● PROVIDED INFORMATION:

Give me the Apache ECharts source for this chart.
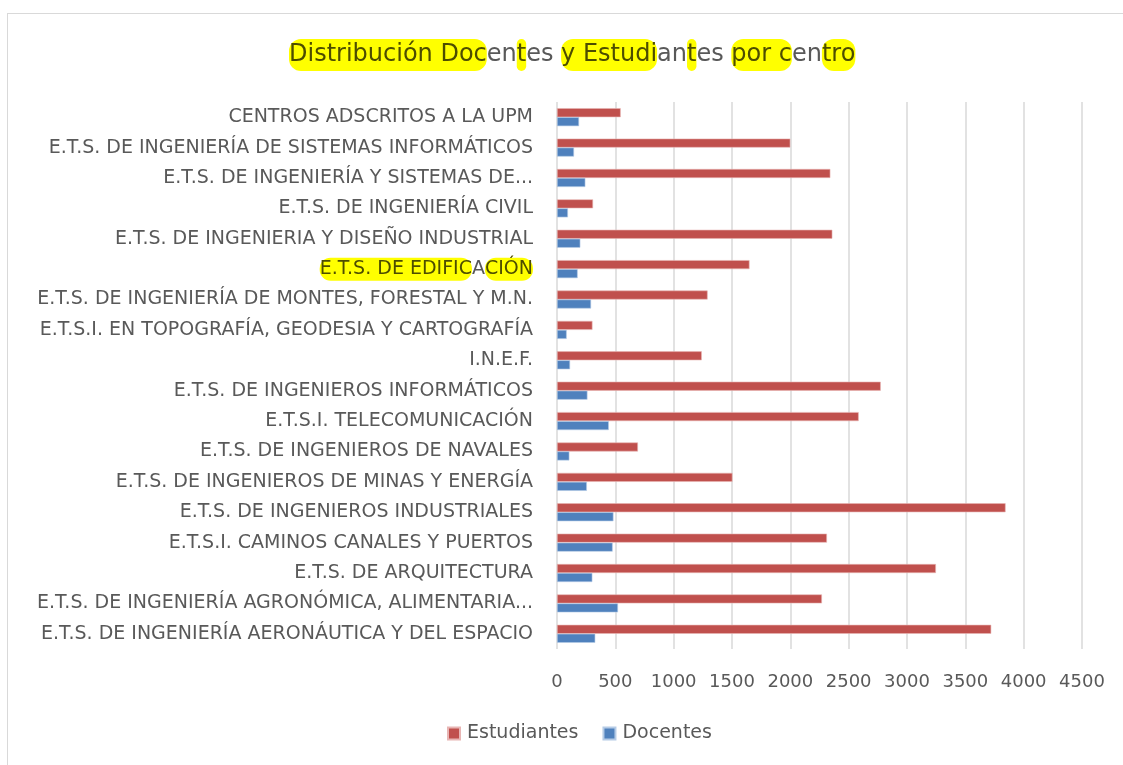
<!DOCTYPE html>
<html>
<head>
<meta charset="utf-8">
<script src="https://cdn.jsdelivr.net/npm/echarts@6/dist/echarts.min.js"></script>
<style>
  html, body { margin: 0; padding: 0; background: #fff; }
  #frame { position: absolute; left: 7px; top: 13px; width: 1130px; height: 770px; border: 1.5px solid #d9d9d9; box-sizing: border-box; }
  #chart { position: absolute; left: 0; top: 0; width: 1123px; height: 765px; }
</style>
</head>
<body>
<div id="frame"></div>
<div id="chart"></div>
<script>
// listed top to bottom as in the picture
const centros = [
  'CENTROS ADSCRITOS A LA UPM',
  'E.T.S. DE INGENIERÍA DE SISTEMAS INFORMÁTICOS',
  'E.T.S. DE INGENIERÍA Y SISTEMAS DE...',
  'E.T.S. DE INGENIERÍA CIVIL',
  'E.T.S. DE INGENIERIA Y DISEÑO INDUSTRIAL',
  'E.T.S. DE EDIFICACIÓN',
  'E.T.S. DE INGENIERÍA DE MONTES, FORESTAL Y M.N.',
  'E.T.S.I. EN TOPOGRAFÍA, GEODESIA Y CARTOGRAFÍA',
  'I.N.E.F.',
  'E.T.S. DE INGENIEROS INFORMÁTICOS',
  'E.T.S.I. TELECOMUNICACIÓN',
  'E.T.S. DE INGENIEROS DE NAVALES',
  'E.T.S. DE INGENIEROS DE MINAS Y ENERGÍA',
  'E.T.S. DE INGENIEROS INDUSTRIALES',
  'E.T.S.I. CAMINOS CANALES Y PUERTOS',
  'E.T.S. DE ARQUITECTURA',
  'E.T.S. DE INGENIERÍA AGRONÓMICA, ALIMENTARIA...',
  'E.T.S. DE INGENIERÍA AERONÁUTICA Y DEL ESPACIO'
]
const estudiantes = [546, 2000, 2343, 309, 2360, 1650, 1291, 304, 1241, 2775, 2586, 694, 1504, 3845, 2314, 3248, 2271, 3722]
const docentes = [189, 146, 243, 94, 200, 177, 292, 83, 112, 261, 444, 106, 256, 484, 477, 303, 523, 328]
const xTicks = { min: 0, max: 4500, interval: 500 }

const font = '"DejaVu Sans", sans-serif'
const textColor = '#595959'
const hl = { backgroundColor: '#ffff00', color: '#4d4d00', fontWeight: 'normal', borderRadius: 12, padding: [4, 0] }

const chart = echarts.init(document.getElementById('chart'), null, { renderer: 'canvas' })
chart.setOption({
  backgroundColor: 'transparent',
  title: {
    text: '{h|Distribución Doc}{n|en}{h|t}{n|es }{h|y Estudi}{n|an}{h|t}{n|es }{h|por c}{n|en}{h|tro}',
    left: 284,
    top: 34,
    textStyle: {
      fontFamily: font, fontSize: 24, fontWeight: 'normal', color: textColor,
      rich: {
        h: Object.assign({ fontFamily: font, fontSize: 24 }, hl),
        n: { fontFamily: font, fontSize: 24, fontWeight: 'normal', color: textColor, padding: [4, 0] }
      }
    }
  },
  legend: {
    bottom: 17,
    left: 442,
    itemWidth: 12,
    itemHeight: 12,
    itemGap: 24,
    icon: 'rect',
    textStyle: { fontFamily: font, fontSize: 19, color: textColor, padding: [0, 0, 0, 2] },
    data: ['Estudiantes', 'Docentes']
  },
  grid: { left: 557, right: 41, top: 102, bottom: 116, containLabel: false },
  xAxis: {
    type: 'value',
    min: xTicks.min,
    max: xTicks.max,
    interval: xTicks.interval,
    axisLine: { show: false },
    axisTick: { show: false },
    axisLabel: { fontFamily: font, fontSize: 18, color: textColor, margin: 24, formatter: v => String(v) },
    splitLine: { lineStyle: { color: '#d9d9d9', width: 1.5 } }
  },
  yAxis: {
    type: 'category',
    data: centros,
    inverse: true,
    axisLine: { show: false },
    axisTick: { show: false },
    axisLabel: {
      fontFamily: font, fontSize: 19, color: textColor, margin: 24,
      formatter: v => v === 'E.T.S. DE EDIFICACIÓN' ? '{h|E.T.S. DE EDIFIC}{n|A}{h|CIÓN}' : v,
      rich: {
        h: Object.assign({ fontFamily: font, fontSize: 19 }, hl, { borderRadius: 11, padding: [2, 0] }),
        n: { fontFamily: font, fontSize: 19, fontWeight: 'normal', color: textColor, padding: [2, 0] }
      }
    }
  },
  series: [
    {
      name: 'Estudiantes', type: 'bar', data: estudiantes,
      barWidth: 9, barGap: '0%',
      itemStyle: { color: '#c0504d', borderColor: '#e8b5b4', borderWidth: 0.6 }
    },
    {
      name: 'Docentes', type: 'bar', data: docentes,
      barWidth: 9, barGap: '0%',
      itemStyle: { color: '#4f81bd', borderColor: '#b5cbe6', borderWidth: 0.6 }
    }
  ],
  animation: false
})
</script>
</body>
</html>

...

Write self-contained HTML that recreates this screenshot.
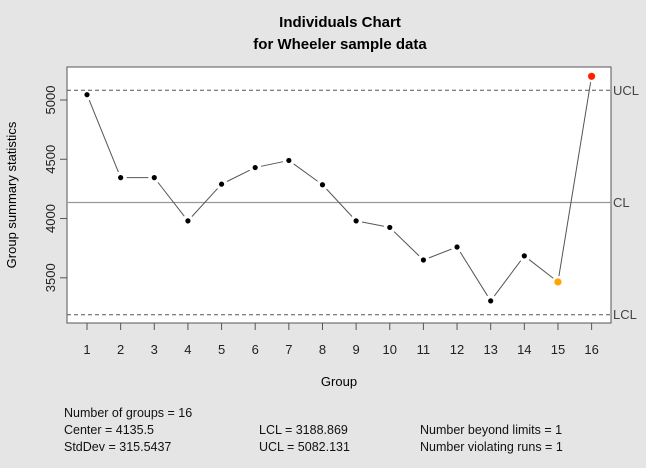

---

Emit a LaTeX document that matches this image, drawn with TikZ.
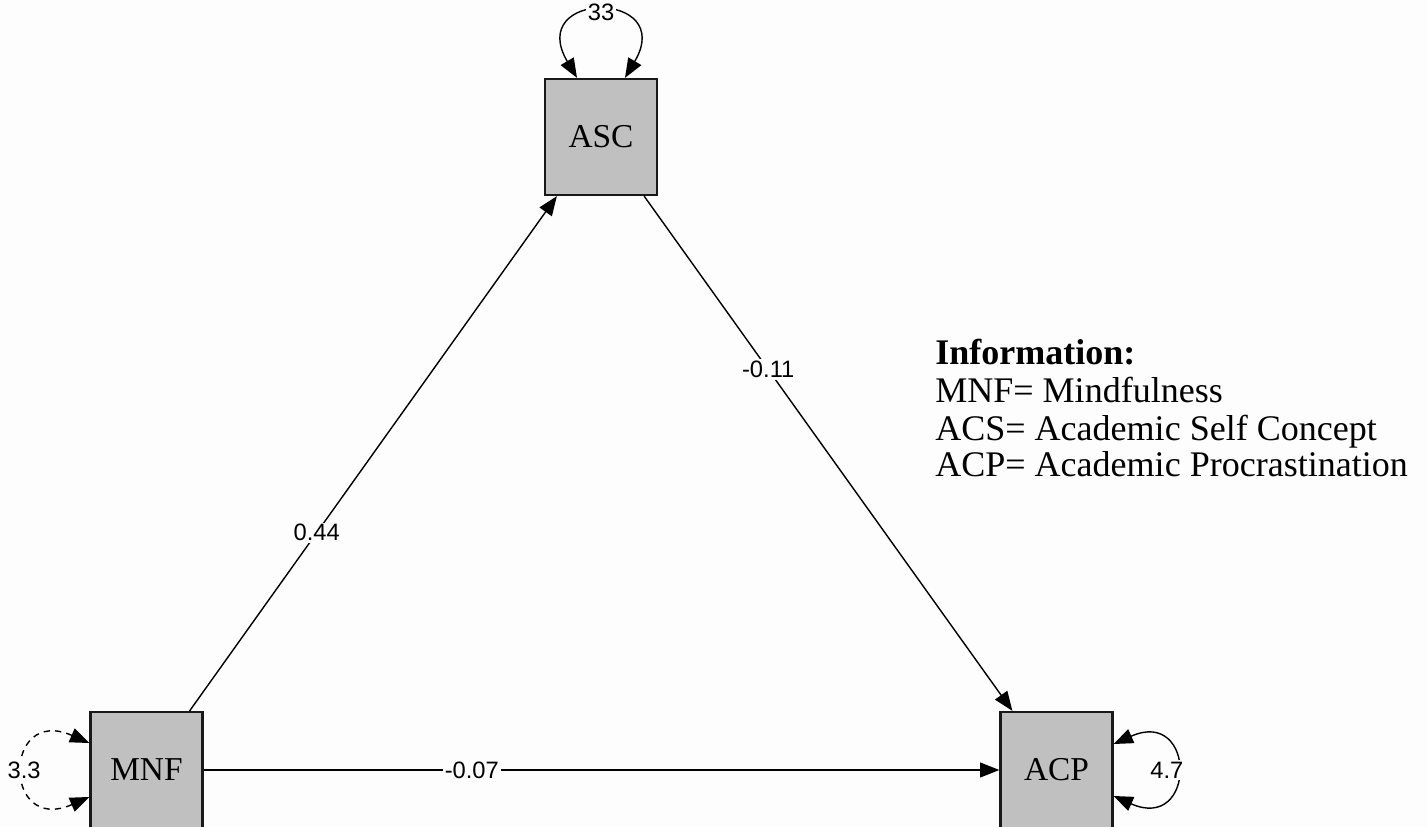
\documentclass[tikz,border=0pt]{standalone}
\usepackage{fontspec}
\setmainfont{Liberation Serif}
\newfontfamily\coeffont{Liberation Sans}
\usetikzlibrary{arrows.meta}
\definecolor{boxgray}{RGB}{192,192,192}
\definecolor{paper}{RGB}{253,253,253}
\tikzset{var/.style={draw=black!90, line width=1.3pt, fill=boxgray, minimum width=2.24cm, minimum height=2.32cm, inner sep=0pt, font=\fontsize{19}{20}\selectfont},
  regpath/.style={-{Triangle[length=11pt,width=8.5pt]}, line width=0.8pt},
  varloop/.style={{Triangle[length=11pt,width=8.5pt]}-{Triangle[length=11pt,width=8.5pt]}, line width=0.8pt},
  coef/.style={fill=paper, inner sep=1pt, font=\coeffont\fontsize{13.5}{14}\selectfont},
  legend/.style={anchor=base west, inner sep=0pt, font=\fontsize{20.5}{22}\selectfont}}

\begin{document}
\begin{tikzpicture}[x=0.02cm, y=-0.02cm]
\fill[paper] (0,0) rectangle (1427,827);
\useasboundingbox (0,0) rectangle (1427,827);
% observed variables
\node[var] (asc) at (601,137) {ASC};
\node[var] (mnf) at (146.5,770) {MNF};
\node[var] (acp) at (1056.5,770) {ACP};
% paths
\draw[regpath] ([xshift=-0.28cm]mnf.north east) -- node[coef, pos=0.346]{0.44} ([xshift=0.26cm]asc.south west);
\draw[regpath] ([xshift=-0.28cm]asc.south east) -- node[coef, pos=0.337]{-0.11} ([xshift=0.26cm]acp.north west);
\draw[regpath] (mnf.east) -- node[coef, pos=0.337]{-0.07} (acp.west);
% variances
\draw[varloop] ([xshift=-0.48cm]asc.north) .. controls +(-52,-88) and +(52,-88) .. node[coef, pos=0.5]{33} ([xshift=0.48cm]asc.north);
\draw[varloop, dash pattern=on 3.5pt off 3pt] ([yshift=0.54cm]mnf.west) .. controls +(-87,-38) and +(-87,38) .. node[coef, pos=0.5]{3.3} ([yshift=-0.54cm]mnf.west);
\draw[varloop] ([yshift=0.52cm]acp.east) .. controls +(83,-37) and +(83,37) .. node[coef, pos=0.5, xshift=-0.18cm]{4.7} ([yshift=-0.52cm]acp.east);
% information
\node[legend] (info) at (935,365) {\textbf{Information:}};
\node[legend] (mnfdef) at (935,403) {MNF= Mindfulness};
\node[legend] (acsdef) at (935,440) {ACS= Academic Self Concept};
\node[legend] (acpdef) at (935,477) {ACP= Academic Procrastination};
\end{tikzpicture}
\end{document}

● TASK TO COMPLETE: Take the material above and output only the lines from the one that contains "Give me the" through the one that contains "12, padding: [4, 0]", ends included and images left out.

● SOLUTION TO THIS TASK:
Give me the Apache ECharts source for this chart.
<!DOCTYPE html>
<html>
<head>
<meta charset="utf-8">
<script src="https://cdn.jsdelivr.net/npm/echarts@6/dist/echarts.min.js"></script>
<style>
  html, body { margin: 0; padding: 0; background: #fff; }
  #frame { position: absolute; left: 7px; top: 13px; width: 1130px; height: 770px; border: 1.5px solid #d9d9d9; box-sizing: border-box; }
  #chart { position: absolute; left: 0; top: 0; width: 1123px; height: 765px; }
</style>
</head>
<body>
<div id="frame"></div>
<div id="chart"></div>
<script>
// listed top to bottom as in the picture
const centros = [
  'CENTROS ADSCRITOS A LA UPM',
  'E.T.S. DE INGENIERÍA DE SISTEMAS INFORMÁTICOS',
  'E.T.S. DE INGENIERÍA Y SISTEMAS DE...',
  'E.T.S. DE INGENIERÍA CIVIL',
  'E.T.S. DE INGENIERIA Y DISEÑO INDUSTRIAL',
  'E.T.S. DE EDIFICACIÓN',
  'E.T.S. DE INGENIERÍA DE MONTES, FORESTAL Y M.N.',
  'E.T.S.I. EN TOPOGRAFÍA, GEODESIA Y CARTOGRAFÍA',
  'I.N.E.F.',
  'E.T.S. DE INGENIEROS INFORMÁTICOS',
  'E.T.S.I. TELECOMUNICACIÓN',
  'E.T.S. DE INGENIEROS DE NAVALES',
  'E.T.S. DE INGENIEROS DE MINAS Y ENERGÍA',
  'E.T.S. DE INGENIEROS INDUSTRIALES',
  'E.T.S.I. CAMINOS CANALES Y PUERTOS',
  'E.T.S. DE ARQUITECTURA',
  'E.T.S. DE INGENIERÍA AGRONÓMICA, ALIMENTARIA...',
  'E.T.S. DE INGENIERÍA AERONÁUTICA Y DEL ESPACIO'
]
const estudiantes = [546, 2000, 2343, 309, 2360, 1650, 1291, 304, 1241, 2775, 2586, 694, 1504, 3845, 2314, 3248, 2271, 3722]
const docentes = [189, 146, 243, 94, 200, 177, 292, 83, 112, 261, 444, 106, 256, 484, 477, 303, 523, 328]
const xTicks = { min: 0, max: 4500, interval: 500 }

const font = '"DejaVu Sans", sans-serif'
const textColor = '#595959'
const hl = { backgroundColor: '#ffff00', color: '#4d4d00', fontWeight: 'normal', borderRadius: 12, padding: [4, 0] }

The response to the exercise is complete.